Multiple news reports on Feb. 21 confirmed the sad details: Atlantic Union College, founded in 1882 as the South Lancaster Academy, will cease its bachelor’s degree programs this spring and its certificate programs by the end of the year.
In effect the school, popularly known as AUC, would close, four years short of its centennial as a college. Hobbled by a loss of regional accreditation in 2011 and shuttered for four years, the school never recovered its peak enrollment levels nor the financial support of conferences in the Atlantic Union.
“There are two [Seventh-day Adventist] conferences that want to pull out completely and a third that wants to cut its funding by half,” AUC spokesman Emmanuelle Ortiz told the Fitchburg, Massachusetts, Sentinel & Enterprise newspaper. “We did a feasibility study and there’s no way for the school to continue on financially,” the paper quoted Ortiz as saying.
According to the Worcester Business Journal, leaders of the school and the Atlantic Union are working to help those students left in the lurch.
“The board of trustees, in cooperation with the Atlantic Union Conference administration, will form a plan to guide the students, faculty, and staff through this transition period,” the article reported. “This plan will provide academic options and information to the students, faculty, staff, and larger Atlantic Union College family.”
The details remain to be seen, of course, and observers and friends can only pray for the best for any student affected by the closure. AUC has transfer arrangements with both Andrews University and Southwestern Adventist University, and this offers some prospect the students can continue with their studies and earn accredited degrees.
A larger question raised by the closure concerns the future of Seventh-day Adventist higher education, particularly in North America and Western Europe. Some concerns are not unique to Adventist-owned schools: On the very morning of the AUC announcement, The Wall Street Journal ran an item on the crisis in U.S. colleges and universities: “U.S. Colleges Are Separating Into Winners and Losers.” (The link is to an article for which a paid subscription may be required.)
At the core of the article is the notion that today’s most successful colleges and universities are the ones preparing people for the careers taking shape in the present age. Change, it appears, came slowly to many schools, and the slower its arrival, the less good it was for the school.
Speaking with a Journal reporter, an official of West Virginia’s Concord University, which is on the failing end of the paper’s rankings, offered a stark description of the reality facing many schools.
“In the same way the bookstores fell when Amazon took over, now its higher education’s turn and it’s been coming for a while,” said Charles Becker, Concord’s vice president for business and finance. “The shake-out is coming. It’s already here.”
While a good chunk of the disruption can be laid to demographics—there are fewer college-age students available to schools than a decade or two ago—I have to wonder if there are other factors as well.

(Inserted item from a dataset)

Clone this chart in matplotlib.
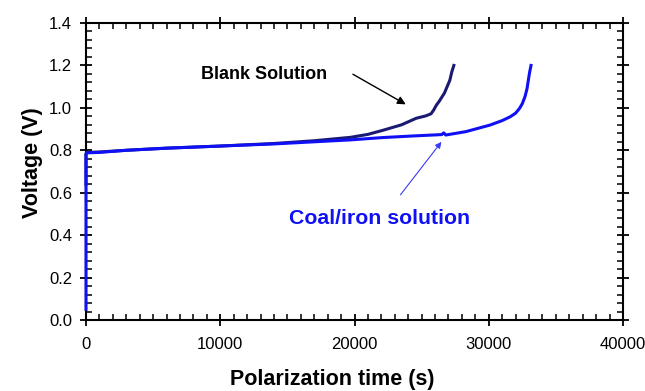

Along with curriculum choices, rising costs, fueled by high overheads and massive construction projects, make college far less affordable for many. While Adventist schools generally keep those costs down, the fact remains that college is a far more expensive undertaking than it’s ever been.
There are ways to buck the trend: Online instruction, recorded classes, and virtual office hours can all be combined to provide the basics of college—and perhaps much more—at very low cost. The Church of Jesus Christ of Latter-day Saints, through its BYU-Idaho campus, offers its members the chance to earn an accredited four-year degree for approximately $8,100. The degrees are accredited, the education is of a high quality and, because the classes are supported by activities in local LDS Church buildings, they increase bonds between members and the church.
(I should note that the North American Division has already accomplished a great work in establishing the online Adventist Learning Community, which offers a wide range of courses for member and pastoral development. The courses are offered at no charge, although some may require the purchase of books. Continuing Education Units are granted, but at present, there’s no track for earning degrees.)
I sincerely believe the Pathway model established by the LDS Church has similar potential for Adventists in North America and beyond. With the sad news of Atlantic Union College’s closure, it may be time—if not even past time—for a closer examination of how such educational alternatives can serve Adventist Church members, and the colleges and universities we cherish.